Present the data once more in exactly its original form.

■ ■ ■ ■

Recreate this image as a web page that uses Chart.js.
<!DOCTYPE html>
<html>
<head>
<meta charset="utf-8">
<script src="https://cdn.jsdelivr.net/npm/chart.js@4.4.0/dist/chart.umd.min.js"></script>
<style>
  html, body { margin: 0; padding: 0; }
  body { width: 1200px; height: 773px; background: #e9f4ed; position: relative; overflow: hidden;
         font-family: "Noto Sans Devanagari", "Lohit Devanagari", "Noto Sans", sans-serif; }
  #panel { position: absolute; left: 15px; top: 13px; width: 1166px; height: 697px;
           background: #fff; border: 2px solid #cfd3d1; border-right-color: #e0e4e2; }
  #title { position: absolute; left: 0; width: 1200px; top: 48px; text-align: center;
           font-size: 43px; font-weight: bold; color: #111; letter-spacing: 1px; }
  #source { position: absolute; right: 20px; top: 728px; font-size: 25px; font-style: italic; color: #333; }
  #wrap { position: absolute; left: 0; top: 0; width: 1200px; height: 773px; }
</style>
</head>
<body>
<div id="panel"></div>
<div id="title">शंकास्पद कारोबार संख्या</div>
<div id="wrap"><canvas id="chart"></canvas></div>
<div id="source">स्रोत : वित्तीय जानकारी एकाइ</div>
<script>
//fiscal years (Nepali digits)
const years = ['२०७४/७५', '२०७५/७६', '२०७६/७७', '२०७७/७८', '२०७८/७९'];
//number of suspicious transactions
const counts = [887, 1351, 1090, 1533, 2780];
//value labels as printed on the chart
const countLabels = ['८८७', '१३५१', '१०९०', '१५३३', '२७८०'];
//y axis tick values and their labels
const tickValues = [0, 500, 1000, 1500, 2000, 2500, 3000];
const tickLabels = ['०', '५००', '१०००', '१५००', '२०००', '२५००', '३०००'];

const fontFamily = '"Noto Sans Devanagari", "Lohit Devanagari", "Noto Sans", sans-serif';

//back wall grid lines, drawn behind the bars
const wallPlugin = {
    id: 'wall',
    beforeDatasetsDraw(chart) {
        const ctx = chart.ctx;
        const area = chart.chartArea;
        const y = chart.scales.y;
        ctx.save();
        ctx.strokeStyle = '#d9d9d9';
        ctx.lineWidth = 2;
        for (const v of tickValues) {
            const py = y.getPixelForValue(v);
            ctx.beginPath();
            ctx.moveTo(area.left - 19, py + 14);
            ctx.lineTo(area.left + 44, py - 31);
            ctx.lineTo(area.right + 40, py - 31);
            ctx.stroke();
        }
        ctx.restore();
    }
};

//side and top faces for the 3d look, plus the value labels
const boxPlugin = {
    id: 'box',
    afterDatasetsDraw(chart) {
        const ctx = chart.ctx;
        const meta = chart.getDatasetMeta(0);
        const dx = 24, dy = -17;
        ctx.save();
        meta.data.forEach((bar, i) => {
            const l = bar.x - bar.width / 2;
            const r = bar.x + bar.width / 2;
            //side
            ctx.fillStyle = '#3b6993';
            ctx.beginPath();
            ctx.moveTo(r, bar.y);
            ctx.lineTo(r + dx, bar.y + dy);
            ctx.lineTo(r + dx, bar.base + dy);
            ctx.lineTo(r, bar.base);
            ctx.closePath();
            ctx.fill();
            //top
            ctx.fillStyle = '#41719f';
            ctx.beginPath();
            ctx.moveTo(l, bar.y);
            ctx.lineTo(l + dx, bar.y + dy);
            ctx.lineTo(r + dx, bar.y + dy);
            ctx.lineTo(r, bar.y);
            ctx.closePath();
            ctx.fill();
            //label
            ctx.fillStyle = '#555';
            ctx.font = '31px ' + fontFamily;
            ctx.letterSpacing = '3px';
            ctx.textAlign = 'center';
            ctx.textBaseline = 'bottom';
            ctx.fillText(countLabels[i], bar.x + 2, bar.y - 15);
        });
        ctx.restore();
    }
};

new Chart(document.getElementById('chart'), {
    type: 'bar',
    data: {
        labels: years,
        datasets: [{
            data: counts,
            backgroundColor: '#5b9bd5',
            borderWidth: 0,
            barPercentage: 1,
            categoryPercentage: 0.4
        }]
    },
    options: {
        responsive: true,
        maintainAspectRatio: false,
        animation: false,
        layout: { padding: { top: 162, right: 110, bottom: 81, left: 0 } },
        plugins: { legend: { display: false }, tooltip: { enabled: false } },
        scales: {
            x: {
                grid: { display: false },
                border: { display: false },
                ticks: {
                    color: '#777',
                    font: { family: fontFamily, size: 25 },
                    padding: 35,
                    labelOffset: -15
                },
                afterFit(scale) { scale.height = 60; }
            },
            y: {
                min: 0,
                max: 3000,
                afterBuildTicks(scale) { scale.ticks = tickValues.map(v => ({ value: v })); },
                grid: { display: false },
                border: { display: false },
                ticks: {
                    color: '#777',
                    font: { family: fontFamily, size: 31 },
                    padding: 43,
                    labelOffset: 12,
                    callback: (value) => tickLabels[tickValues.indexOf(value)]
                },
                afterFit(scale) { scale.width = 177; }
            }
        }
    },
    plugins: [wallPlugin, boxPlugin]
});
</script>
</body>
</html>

■ ■ ■ ■

Exercise result:
Recreate this image as a web page that uses Chart.js.
<!DOCTYPE html>
<html>
<head>
<meta charset="utf-8">
<script src="https://cdn.jsdelivr.net/npm/chart.js@4.4.0/dist/chart.umd.min.js"></script>
<style>
  html, body { margin: 0; padding: 0; }
  body { width: 1200px; height: 773px; background: #e9f4ed; position: relative; overflow: hidden;
         font-family: "Noto Sans Devanagari", "Lohit Devanagari", "Noto Sans", sans-serif; }
  #panel { position: absolute; left: 15px; top: 13px; width: 1166px; height: 697px;
           background: #fff; border: 2px solid #cfd3d1; border-right-color: #e0e4e2; }
  #title { position: absolute; left: 0; width: 1200px; top: 48px; text-align: center;
           font-size: 43px; font-weight: bold; color: #111; letter-spacing: 1px; }
  #source { position: absolute; right: 20px; top: 728px; font-size: 25px; font-style: italic; color: #333; }
  #wrap { position: absolute; left: 0; top: 0; width: 1200px; height: 773px; }
</style>
</head>
<body>
<div id="panel"></div>
<div id="title">शंकास्पद कारोबार संख्या</div>
<div id="wrap"><canvas id="chart"></canvas></div>
<div id="source">स्रोत : वित्तीय जानकारी एकाइ</div>
<script>
//fiscal years (Nepali digits)
const years = ['२०७४/७५', '२०७५/७६', '२०७६/७७', '२०७७/७८', '२०७८/७९'];
//number of suspicious transactions
const counts = [887, 1351, 1090, 1533, 2780];
//value labels as printed on the chart
const countLabels = ['८८७', '१३५१', '१०९०', '१५३३', '२७८०'];
//y axis tick values and their labels
const tickValues = [0, 500, 1000, 1500, 2000, 2500, 3000];
const tickLabels = ['०', '५००', '१०००', '१५००', '२०००', '२५००', '३०००'];

const fontFamily = '"Noto Sans Devanagari", "Lohit Devanagari", "Noto Sans", sans-serif';

//back wall grid lines, drawn behind the bars
const wallPlugin = {
    id: 'wall',
    beforeDatasetsDraw(chart) {
        const ctx = chart.ctx;
        const area = chart.chartArea;
        const y = chart.scales.y;
        ctx.save();
        ctx.strokeStyle = '#d9d9d9';
        ctx.lineWidth = 2;
        for (const v of tickValues) {
            const py = y.getPixelForValue(v);
            ctx.beginPath();
            ctx.moveTo(area.left - 19, py + 14);
            ctx.lineTo(area.left + 44, py - 31);
            ctx.lineTo(area.right + 40, py - 31);
            ctx.stroke();
        }
        ctx.restore();
    }
};

//side and top faces for the 3d look, plus the value labels
const boxPlugin = {
    id: 'box',
    afterDatasetsDraw(chart) {
        const ctx = chart.ctx;
        const meta = chart.getDatasetMeta(0);
        const dx = 24, dy = -17;
        ctx.save();
        meta.data.forEach((bar, i) => {
            const l = bar.x - bar.width / 2;
            const r = bar.x + bar.width / 2;
            //side
            ctx.fillStyle = '#3b6993';
            ctx.beginPath();
            ctx.moveTo(r, bar.y);
            ctx.lineTo(r + dx, bar.y + dy);
            ctx.lineTo(r + dx, bar.base + dy);
            ctx.lineTo(r, bar.base);
            ctx.closePath();
            ctx.fill();
            //top
            ctx.fillStyle = '#41719f';
            ctx.beginPath();
            ctx.moveTo(l, bar.y);
            ctx.lineTo(l + dx, bar.y + dy);
            ctx.lineTo(r + dx, bar.y + dy);
            ctx.lineTo(r, bar.y);
            ctx.closePath();
            ctx.fill();
            //label
            ctx.fillStyle = '#555';
            ctx.font = '31px ' + fontFamily;
            ctx.letterSpacing = '3px';
            ctx.textAlign = 'center';
            ctx.textBaseline = 'bottom';
            ctx.fillText(countLabels[i], bar.x + 2, bar.y - 15);
        });
        ctx.restore();
    }
};

new Chart(document.getElementById('chart'), {
    type: 'bar',
    data: {
        labels: years,
        datasets: [{
            data: counts,
            backgroundColor: '#5b9bd5',
            borderWidth: 0,
            barPercentage: 1,
            categoryPercentage: 0.4
        }]
    },
    options: {
        responsive: true,
        maintainAspectRatio: false,
        animation: false,
        layout: { padding: { top: 162, right: 110, bottom: 81, left: 0 } },
        plugins: { legend: { display: false }, tooltip: { enabled: false } },
        scales: {
            x: {
                grid: { display: false },
                border: { display: false },
                ticks: {
                    color: '#777',
                    font: { family: fontFamily, size: 25 },
                    padding: 35,
                    labelOffset: -15
                },
                afterFit(scale) { scale.height = 60; }
            },
            y: {
                min: 0,
                max: 3000,
                afterBuildTicks(scale) { scale.ticks = tickValues.map(v => ({ value: v })); },
                grid: { display: false },
                border: { display: false },
                ticks: {
                    color: '#777',
                    font: { family: fontFamily, size: 31 },
                    padding: 43,
                    labelOffset: 12,
                    callback: (value) => tickLabels[tickValues.indexOf(value)]
                },
                afterFit(scale) { scale.width = 177; }
            }
        }
    },
    plugins: [wallPlugin, boxPlugin]
});
</script>
</body>
</html>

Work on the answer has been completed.